INFORMATION SHOWN:
>> Begin

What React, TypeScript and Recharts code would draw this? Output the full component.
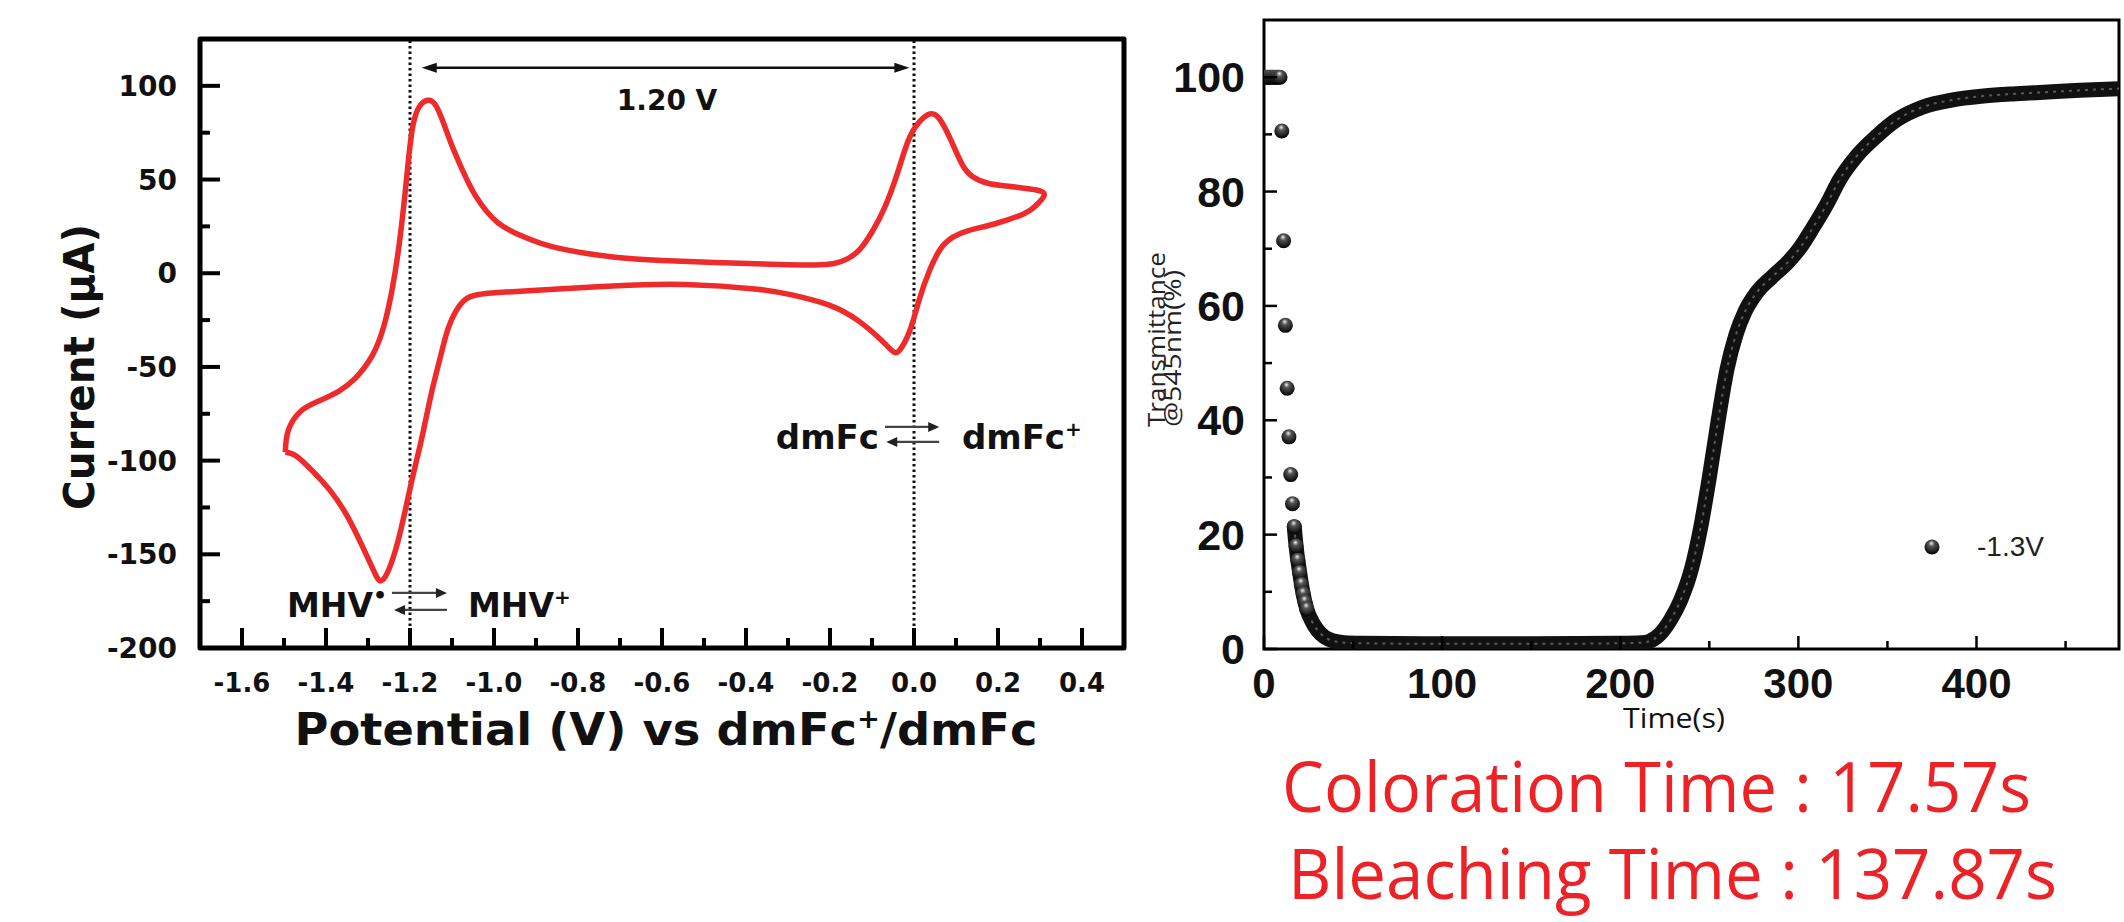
import React from 'react';
import {
  LineChart, ComposedChart, Line, XAxis, YAxis, ReferenceArea, ReferenceLine, ReferenceDot, Label, Legend,
} from 'recharts';

// cyclic voltammogram, scan order starting at the negative vertex
const cvPotential = [
  -1.497, -1.49, -1.462, -1.42, -1.37, -1.33, -1.29, -1.262, -1.242, -1.226, -1.213, -1.203, -1.192, -1.176,
  -1.158, -1.14, -1.12, -1.1, -1.077, -1.043, -0.991, -0.93, -0.85, -0.717, -0.6, -0.459, -0.32, -0.236,
  -0.19, -0.16, -0.13, -0.1, -0.07, -0.04, -0.015, 0.01, 0.038, 0.062, 0.09, 0.115, 0.14, 0.176, 0.22, 0.262,
  0.3, 0.309, 0.29, 0.262, 0.193, 0.124, 0.072, 0.038, 0.012, -0.01, -0.034, -0.048, -0.063, -0.082, -0.133,
  -0.202, -0.288, -0.373, -0.545, -0.717, -0.888, -0.991, -1.04, -1.068, -1.09, -1.11, -1.128, -1.15, -1.172,
  -1.197, -1.223, -1.245, -1.262, -1.275, -1.29, -1.315, -1.351, -1.39, -1.43, -1.471, -1.497,
];
const cvCurrent = [
  -95.5, -84, -74, -68.5, -63, -56, -44, -28, -8, 15, 40, 62, 80, 89.5,
  92.3, 90, 80, 68, 56, 41, 27, 19.5, 13.5, 8.7, 6.8, 5.6, 4.6, 4.4,
  5.2, 7.5, 12.5, 22, 35, 53, 70, 80, 85, 82, 70, 58, 51.5, 48, 46.5, 45.4,
  44, 41, 36, 31.8, 26.4, 22.3, 15.5, 2, -14.4, -30.7, -41, -42, -39, -34.8, -25.3,
  -17, -11.7, -8.5, -6, -6.8, -9, -10.3, -11.5, -14, -20, -30, -45, -65, -88,
  -112, -138, -155, -163, -163.5, -157, -145, -129, -116, -106, -97.5, -95.5,
];
const cvXTicks = [-1.6, -1.5, -1.4, -1.3, -1.2, -1.1, -1.0, -0.9, -0.8, -0.7, -0.6, -0.5, -0.4, -0.3, -0.2, -0.1, 0, 0.1, 0.2, 0.3, 0.4];
const cvYTicks = [-200, -175, -150, -125, -100, -75, -50, -25, 0, 25, 50, 75, 100];

// transmittance @545nm under -1.3V
const dropTime = [1, 2, 3, 4, 5, 6, 7, 8, 9, 10, 11, 12, 13, 14, 15, 16, 17, 18, 19, 20, 21, 22, 23, 24];
const dropTrans = [100, 100, 100, 100, 100, 100, 100, 100, 100, 90.6, 71.4, 56.6, 45.6, 37.1, 30.5, 25.4, 21.4, 18, 15.5, 13.4, 11.3, 9.6, 8.2, 7];
const bandTime = [
  17, 18, 20, 22, 24, 27, 30, 34, 39, 45, 55, 100, 150, 200, 212, 216, 222, 228, 234, 240, 245, 250, 255,
  260, 265, 270, 277, 285, 294, 301, 308, 316, 323, 333, 344, 355, 370, 386, 404, 422, 440, 458, 480,
];
const bandTrans = [
  21.4, 18, 13.4, 9.6, 7, 4.8, 3.3, 2.1, 1.4, 1.1, 1, 0.9, 0.9, 1, 1.1, 1.3, 2.5, 5, 8.6, 14, 21, 30, 40,
  49, 55, 59, 62.5, 65, 67.6, 70.2, 73.6, 77.8, 82, 86.3, 89.7, 92.5, 94.8, 96, 96.7, 97.1, 97.4, 97.7, 98,
];
const trXTicks = [0, 50, 100, 150, 200, 250, 300, 350, 400, 450];
const trYTicks = [0, 10, 20, 30, 40, 50, 60, 70, 80, 90, 100];

const cvData = cvPotential.map((v, k) => ({ v, i: cvCurrent[k] }));
const dropData = dropTime.map((t, k) => ({ t, T: dropTrans[k] }));
const bandData = bandTime.map((t, k) => ({ t, T: bandTrans[k] }));

const WIDE = 'DejaVu Sans';
const ARIAL = 'Liberation Sans, Arial';
const OPEN = 'Open Sans';
const RED = '#ee2a2a';

// ---- left chart ticks / titles ----
const CvXTick = (p: any) => {
  const v = p.payload.value;
  const major = Math.round(v * 10) % 2 === 0;
  return (
    <g>
      <line x1={p.x} y1={p.y} x2={p.x} y2={p.y - (major ? 20 : 10)} stroke="#000" strokeWidth={4} />
      {major && (
        <text x={p.x} y={p.y + 44} textAnchor="middle" fontFamily={WIDE} fontWeight="bold" fontSize={26} fill="#111">
          {Number(v).toFixed(1)}
        </text>
      )}
    </g>
  );
};

const CvYTick = (p: any) => {
  const v = p.payload.value;
  const major = Math.round(v) % 50 === 0;
  return (
    <g>
      <line x1={p.x} y1={p.y} x2={p.x + (major ? 20 : 10)} y2={p.y} stroke="#000" strokeWidth={4} />
      {major && (
        <text x={p.x - 23} y={p.y + 10} textAnchor="end" fontFamily={WIDE} fontWeight="bold" fontSize={28} fill="#111">
          {v}
        </text>
      )}
    </g>
  );
};

const CvXTitle = (p: any) => {
  const vb = p.viewBox;
  return (
    <text x={vb.x + vb.width / 2 + 4} y={vb.y + 97} textAnchor="middle" fontFamily={WIDE} fontWeight="bold"
      fontSize={44} fill="#111" textLength={743} lengthAdjust="spacingAndGlyphs">
      Potential (V) vs dmFc<tspan dy={-17} fontSize={26}>+</tspan><tspan dy={17}>/dmFc</tspan>
    </text>
  );
};

const CvYTitle = (p: any) => {
  const vb = p.viewBox;
  const cx = vb.x - 46;
  const cy = vb.y + 328;
  return (
    <text x={cx} y={cy} transform={`rotate(-90 ${cx} ${cy})`} textAnchor="middle" fontFamily={WIDE}
      fontWeight="bold" fontSize={42} fill="#111" textLength={286} lengthAdjust="spacingAndGlyphs">
      Current (μA)
    </text>
  );
};

const DoubleArrow = (p: any) => {
  const { x1, y1, x2, y2 } = p;
  const h = 15;
  const w = 5;
  return (
    <g>
      <line x1={x1 + 6} y1={y1} x2={x2 - 6} y2={y2} stroke="#111" strokeWidth={2.5} />
      <polygon points={`${x1},${y1} ${x1 + h},${y1 - w} ${x1 + h},${y1 + w}`} fill="#111" />
      <polygon points={`${x2},${y2} ${x2 - h},${y2 - w} ${x2 - h},${y2 + w}`} fill="#111" />
    </g>
  );
};

const HalfArrow = (p: any) => {
  const { x1, y1, x2, y2 } = p;
  const dir = x2 > x1 ? 1 : -1;
  const h = 11;
  return (
    <g>
      <line x1={x1} y1={y1} x2={x2 - dir * 4} y2={y2} stroke="#444" strokeWidth={2.2} />
      <polygon points={`${x2},${y2} ${x2 - dir * h},${y2 - 5} ${x2 - dir * h},${y2 + 5}`} fill="#222" />
    </g>
  );
};

const annoText = (label: React.ReactNode, anchor: string, size: number) => (p: any) => (
  <text x={p.cx} y={p.cy} textAnchor={anchor} fontFamily={WIDE} fontWeight="bold" fontSize={size} fill="#111">
    {label}
  </text>
);

// ---- right chart ticks / titles ----
const TrXTick = (p: any) => {
  const v = p.payload.value;
  const major = v % 100 === 0;
  return (
    <g>
      <line x1={p.x} y1={p.y} x2={p.x} y2={p.y - (major ? 13 : 8)} stroke="#000" strokeWidth={2.5} />
      {major && (
        <text x={p.x} y={p.y + 49} textAnchor="middle" fontFamily={ARIAL} fontWeight="bold" fontSize={42} fill="#111">
          {v}
        </text>
      )}
    </g>
  );
};

const TrTopTick = (p: any) => {
  const major = p.payload.value % 100 === 0;
  return <line x1={p.x} y1={p.y} x2={p.x} y2={p.y + (major ? 13 : 8)} stroke="#000" strokeWidth={2.5} />;
};

const TrYTick = (p: any) => {
  const v = p.payload.value;
  const major = v % 20 === 0;
  return (
    <g>
      <line x1={p.x} y1={p.y} x2={p.x + (major ? 13 : 8)} y2={p.y} stroke="#000" strokeWidth={2.5} />
      {major && (
        <text x={p.x - 19} y={p.y + 15} textAnchor="end" fontFamily={ARIAL} fontWeight="bold" fontSize={43} fill="#111">
          {v}
        </text>
      )}
    </g>
  );
};

const TrXTitle = (p: any) => {
  const vb = p.viewBox;
  return (
    <text x={vb.x + 410} y={vb.y + 79} textAnchor="middle" fontFamily={OPEN} fontSize={28} fill="#111"
      textLength={102} lengthAdjust="spacingAndGlyphs">
      Time(s)
    </text>
  );
};

// two stacked lines in one rotated text element
const TrYTitle = (p: any) => {
  const vb = p.viewBox;
  const y0 = vb.y + 407;
  const a = vb.x - 39;
  return (
    <text x={a} y={y0} transform={`rotate(-90 ${a} ${y0})`} fontFamily={OPEN} fontSize={24} fill="#222">
      <tspan x={a} y={y0} textLength={175} lengthAdjust="spacingAndGlyphs">Transmittance</tspan>
      <tspan x={a} y={y0 + 16} textLength={157} lengthAdjust="spacingAndGlyphs">@545nm(%)</tspan>
    </text>
  );
};

const SphereDot = (p: any) => {
  if (p.cx == null || p.cy == null) return <g key={p.key} />;
  return <circle key={p.key} cx={p.cx} cy={p.cy} r={7.5} fill="url(#sphereGrad)" />;
};

const TrLegend = () => (
  <div style={{ display: 'flex', alignItems: 'center', height: 34 }}>
    <svg width={16} height={16}>
      <defs>
        <radialGradient id="sphereGradLeg" cx="0.5" cy="0.35" r="0.65" fx="0.45" fy="0.25">
          <stop offset="0" stopColor="#eeeeee" />
          <stop offset="0.3" stopColor="#555555" />
          <stop offset="1" stopColor="#000000" />
        </radialGradient>
      </defs>
      <circle cx={8} cy={8} r={7.5} fill="url(#sphereGradLeg)" />
    </svg>
    <span style={{ marginLeft: 37, fontFamily: ARIAL, fontSize: 28, color: '#222' }}>-1.3V</span>
  </div>
);

export default function App() {
  return (
    <div style={{ position: 'absolute', left: 0, top: 0, width: 2124, height: 922, background: '#fff', overflow: 'hidden' }}>
      <div style={{ position: 'absolute', left: 0, top: 0 }}>
        <LineChart width={1130} height={800} data={cvData} margin={{ top: 39, right: 6, bottom: 92, left: 140 }}>
          <XAxis type="number" dataKey="v" domain={[-1.7, 0.5]} ticks={cvXTicks} interval={0} allowDataOverflow
            axisLine={false} tickLine={false} tickSize={0} tickMargin={0} tick={CvXTick} height={60}>
            <Label content={CvXTitle} />
          </XAxis>
          <YAxis type="number" domain={[-200, 125]} ticks={cvYTicks} interval={0} allowDataOverflow
            axisLine={false} tickLine={false} tickSize={0} tickMargin={0} tick={CvYTick} width={60}>
            <Label content={CvYTitle} />
          </YAxis>
          <ReferenceArea x1={-1.7} x2={0.5} y1={-200} y2={125} fill="none" stroke="#000" strokeWidth={5} strokeLinejoin="round" />
          <ReferenceLine x={-1.2} stroke="#111" strokeWidth={3} strokeDasharray="2.5 3" />
          <ReferenceLine x={0} stroke="#111" strokeWidth={3} strokeDasharray="2.5 3" />
          <ReferenceLine segment={[{ x: -1.172, y: 109.7 }, { x: -0.011, y: 109.7 }]} shape={DoubleArrow} />
          <ReferenceLine segment={[{ x: -1.243, y: -170.6 }, { x: -1.112, y: -170.6 }]} shape={HalfArrow} />
          <ReferenceLine segment={[{ x: -1.112, y: -179.7 }, { x: -1.238, y: -179.7 }]} shape={HalfArrow} />
          <ReferenceLine segment={[{ x: -0.069, y: -82 }, { x: 0.06, y: -82 }]} shape={HalfArrow} />
          <ReferenceLine segment={[{ x: 0.06, y: -90 }, { x: -0.066, y: -90 }]} shape={HalfArrow} />
          <ReferenceDot x={-0.588} y={87.2} r={0} shape={annoText('1.20 V', 'middle', 28)} />
          <ReferenceDot x={-1.493} y={-183.4} r={0}
            shape={annoText(<>MHV<tspan dy={-14} fontSize={22}>•</tspan></>, 'start', 33)} />
          <ReferenceDot x={-1.062} y={-183.4} r={0}
            shape={annoText(<>MHV<tspan dy={-13} fontSize={20}>+</tspan></>, 'start', 33)} />
          <ReferenceDot x={-0.329} y={-93.8} r={0} shape={annoText('dmFc', 'start', 34)} />
          <ReferenceDot x={0.114} y={-93.8} r={0}
            shape={annoText(<>dmFc<tspan dy={-13} fontSize={20}>+</tspan></>, 'start', 34)} />
          <Line dataKey="i" type="natural" stroke={RED} strokeWidth={5.5} dot={false} isAnimationActive={false} />
        </LineChart>
      </div>

      <div style={{ position: 'absolute', left: 1130, top: 0 }}>
        <ComposedChart width={994} height={760} margin={{ top: 20, right: 5, bottom: 61, left: 74 }}>
          <defs>
            <radialGradient id="sphereGrad" cx="0.5" cy="0.35" r="0.65" fx="0.45" fy="0.25">
              <stop offset="0" stopColor="#eeeeee" />
              <stop offset="0.3" stopColor="#555555" />
              <stop offset="1" stopColor="#000000" />
            </radialGradient>
          </defs>
          <XAxis type="number" dataKey="t" domain={[0, 480]} ticks={trXTicks} interval={0} allowDataOverflow
            axisLine={false} tickLine={false} tickSize={0} tickMargin={0} tick={TrXTick} height={50}>
            <Label content={TrXTitle} />
          </XAxis>
          <XAxis xAxisId="top" orientation="top" type="number" dataKey="t" domain={[0, 480]} ticks={trXTicks}
            interval={0} allowDataOverflow axisLine={false} tickLine={false} tickSize={0} tickMargin={0}
            tick={TrTopTick} height={0} />
          <YAxis type="number" dataKey="T" domain={[0, 110]} ticks={trYTicks} interval={0} allowDataOverflow
            axisLine={false} tickLine={false} tickSize={0} tickMargin={0} tick={TrYTick} width={60}>
            <Label content={TrYTitle} />
          </YAxis>
          <ReferenceArea x1={0} x2={480} y1={0} y2={110} fill="none" stroke="#000" strokeWidth={3} />
          <Legend layout="vertical" align="center" verticalAlign="middle" content={TrLegend}
            wrapperStyle={{ left: 794, top: 530, width: 'auto' }} />
          <Line data={bandData} dataKey="T" name="-1.3V" type="monotone" stroke="#111" strokeWidth={15}
            strokeLinecap="round" dot={false} isAnimationActive={false} legendType="circle" />
          <Line data={bandData} dataKey="T" type="monotone" stroke="#8a8a8a" strokeWidth={2} strokeOpacity={0.6}
            strokeDasharray="3 5" dot={false} isAnimationActive={false} legendType="none" />
          <Line data={dropData} dataKey="T" stroke="none" dot={SphereDot} isAnimationActive={false} legendType="none" />
        </ComposedChart>
      </div>

      <svg style={{ position: 'absolute', left: 0, top: 0 }} width={2124} height={922}>
        <text x={1282} y={812} fontFamily={OPEN} fontSize={70} fill="#ec2227" textLength={749} lengthAdjust="spacingAndGlyphs">
          Coloration Time : 17.57s
        </text>
        <text x={1288} y={899} fontFamily={OPEN} fontSize={70} fill="#ec2227" textLength={769} lengthAdjust="spacingAndGlyphs">
          Bleaching Time : 137.87s
        </text>
      </svg>
    </div>
  );
}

>> End

Quote, exactly and only, the lines from the first line of the data above through the line containing "50, 75, 100];". The pictures do not belong in it.

What React, TypeScript and Recharts code would draw this? Output the full component.
import React from 'react';
import {
  LineChart, ComposedChart, Line, XAxis, YAxis, ReferenceArea, ReferenceLine, ReferenceDot, Label, Legend,
} from 'recharts';

// cyclic voltammogram, scan order starting at the negative vertex
const cvPotential = [
  -1.497, -1.49, -1.462, -1.42, -1.37, -1.33, -1.29, -1.262, -1.242, -1.226, -1.213, -1.203, -1.192, -1.176,
  -1.158, -1.14, -1.12, -1.1, -1.077, -1.043, -0.991, -0.93, -0.85, -0.717, -0.6, -0.459, -0.32, -0.236,
  -0.19, -0.16, -0.13, -0.1, -0.07, -0.04, -0.015, 0.01, 0.038, 0.062, 0.09, 0.115, 0.14, 0.176, 0.22, 0.262,
  0.3, 0.309, 0.29, 0.262, 0.193, 0.124, 0.072, 0.038, 0.012, -0.01, -0.034, -0.048, -0.063, -0.082, -0.133,
  -0.202, -0.288, -0.373, -0.545, -0.717, -0.888, -0.991, -1.04, -1.068, -1.09, -1.11, -1.128, -1.15, -1.172,
  -1.197, -1.223, -1.245, -1.262, -1.275, -1.29, -1.315, -1.351, -1.39, -1.43, -1.471, -1.497,
];
const cvCurrent = [
  -95.5, -84, -74, -68.5, -63, -56, -44, -28, -8, 15, 40, 62, 80, 89.5,
  92.3, 90, 80, 68, 56, 41, 27, 19.5, 13.5, 8.7, 6.8, 5.6, 4.6, 4.4,
  5.2, 7.5, 12.5, 22, 35, 53, 70, 80, 85, 82, 70, 58, 51.5, 48, 46.5, 45.4,
  44, 41, 36, 31.8, 26.4, 22.3, 15.5, 2, -14.4, -30.7, -41, -42, -39, -34.8, -25.3,
  -17, -11.7, -8.5, -6, -6.8, -9, -10.3, -11.5, -14, -20, -30, -45, -65, -88,
  -112, -138, -155, -163, -163.5, -157, -145, -129, -116, -106, -97.5, -95.5,
];
const cvXTicks = [-1.6, -1.5, -1.4, -1.3, -1.2, -1.1, -1.0, -0.9, -0.8, -0.7, -0.6, -0.5, -0.4, -0.3, -0.2, -0.1, 0, 0.1, 0.2, 0.3, 0.4];
const cvYTicks = [-200, -175, -150, -125, -100, -75, -50, -25, 0, 25, 50, 75, 100];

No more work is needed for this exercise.